* **Data segment**:

-=-=-=-=-

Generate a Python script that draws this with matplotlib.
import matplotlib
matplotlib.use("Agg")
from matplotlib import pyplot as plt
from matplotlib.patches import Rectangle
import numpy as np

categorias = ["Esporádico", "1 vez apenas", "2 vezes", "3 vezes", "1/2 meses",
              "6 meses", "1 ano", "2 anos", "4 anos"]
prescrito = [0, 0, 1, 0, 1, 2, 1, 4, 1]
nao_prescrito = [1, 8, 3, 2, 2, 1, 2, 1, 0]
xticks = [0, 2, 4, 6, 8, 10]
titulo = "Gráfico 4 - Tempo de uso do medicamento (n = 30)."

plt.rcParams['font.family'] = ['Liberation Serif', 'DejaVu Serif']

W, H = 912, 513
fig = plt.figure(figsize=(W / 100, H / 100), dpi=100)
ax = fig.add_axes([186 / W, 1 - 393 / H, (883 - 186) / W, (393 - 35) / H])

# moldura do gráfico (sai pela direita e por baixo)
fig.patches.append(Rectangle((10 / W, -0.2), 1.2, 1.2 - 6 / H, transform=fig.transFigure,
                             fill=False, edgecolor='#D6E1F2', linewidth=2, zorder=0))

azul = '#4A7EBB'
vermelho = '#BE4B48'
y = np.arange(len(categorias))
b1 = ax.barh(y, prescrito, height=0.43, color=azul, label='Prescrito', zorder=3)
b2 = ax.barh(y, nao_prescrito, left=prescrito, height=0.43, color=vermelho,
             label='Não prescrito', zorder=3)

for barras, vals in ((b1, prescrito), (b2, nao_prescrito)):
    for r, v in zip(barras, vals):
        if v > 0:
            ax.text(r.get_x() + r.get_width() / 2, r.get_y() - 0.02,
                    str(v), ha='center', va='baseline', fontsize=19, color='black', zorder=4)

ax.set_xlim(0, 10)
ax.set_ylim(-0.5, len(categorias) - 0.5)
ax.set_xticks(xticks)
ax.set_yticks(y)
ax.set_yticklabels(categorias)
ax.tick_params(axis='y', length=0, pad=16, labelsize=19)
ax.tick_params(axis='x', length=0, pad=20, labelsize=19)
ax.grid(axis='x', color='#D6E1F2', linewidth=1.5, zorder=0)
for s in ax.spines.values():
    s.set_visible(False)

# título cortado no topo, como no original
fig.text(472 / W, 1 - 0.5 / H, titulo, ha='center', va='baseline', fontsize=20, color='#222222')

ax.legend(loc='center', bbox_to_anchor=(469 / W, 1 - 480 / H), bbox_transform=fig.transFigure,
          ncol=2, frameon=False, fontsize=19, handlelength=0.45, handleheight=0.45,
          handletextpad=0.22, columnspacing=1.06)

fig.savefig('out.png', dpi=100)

-=-=-=-=-

Please reproduce the entire listing, exactly as shown.

Generate a Python script that draws this with matplotlib.
import matplotlib
matplotlib.use("Agg")
from matplotlib import pyplot as plt
from matplotlib.patches import Rectangle
import numpy as np

categorias = ["Esporádico", "1 vez apenas", "2 vezes", "3 vezes", "1/2 meses",
              "6 meses", "1 ano", "2 anos", "4 anos"]
prescrito = [0, 0, 1, 0, 1, 2, 1, 4, 1]
nao_prescrito = [1, 8, 3, 2, 2, 1, 2, 1, 0]
xticks = [0, 2, 4, 6, 8, 10]
titulo = "Gráfico 4 - Tempo de uso do medicamento (n = 30)."

plt.rcParams['font.family'] = ['Liberation Serif', 'DejaVu Serif']

W, H = 912, 513
fig = plt.figure(figsize=(W / 100, H / 100), dpi=100)
ax = fig.add_axes([186 / W, 1 - 393 / H, (883 - 186) / W, (393 - 35) / H])

# moldura do gráfico (sai pela direita e por baixo)
fig.patches.append(Rectangle((10 / W, -0.2), 1.2, 1.2 - 6 / H, transform=fig.transFigure,
                             fill=False, edgecolor='#D6E1F2', linewidth=2, zorder=0))

azul = '#4A7EBB'
vermelho = '#BE4B48'
y = np.arange(len(categorias))
b1 = ax.barh(y, prescrito, height=0.43, color=azul, label='Prescrito', zorder=3)
b2 = ax.barh(y, nao_prescrito, left=prescrito, height=0.43, color=vermelho,
             label='Não prescrito', zorder=3)

for barras, vals in ((b1, prescrito), (b2, nao_prescrito)):
    for r, v in zip(barras, vals):
        if v > 0:
            ax.text(r.get_x() + r.get_width() / 2, r.get_y() - 0.02,
                    str(v), ha='center', va='baseline', fontsize=19, color='black', zorder=4)

ax.set_xlim(0, 10)
ax.set_ylim(-0.5, len(categorias) - 0.5)
ax.set_xticks(xticks)
ax.set_yticks(y)
ax.set_yticklabels(categorias)
ax.tick_params(axis='y', length=0, pad=16, labelsize=19)
ax.tick_params(axis='x', length=0, pad=20, labelsize=19)
ax.grid(axis='x', color='#D6E1F2', linewidth=1.5, zorder=0)
for s in ax.spines.values():
    s.set_visible(False)

# título cortado no topo, como no original
fig.text(472 / W, 1 - 0.5 / H, titulo, ha='center', va='baseline', fontsize=20, color='#222222')

ax.legend(loc='center', bbox_to_anchor=(469 / W, 1 - 480 / H), bbox_transform=fig.transFigure,
          ncol=2, frameon=False, fontsize=19, handlelength=0.45, handleheight=0.45,
          handletextpad=0.22, columnspacing=1.06)

fig.savefig('out.png', dpi=100)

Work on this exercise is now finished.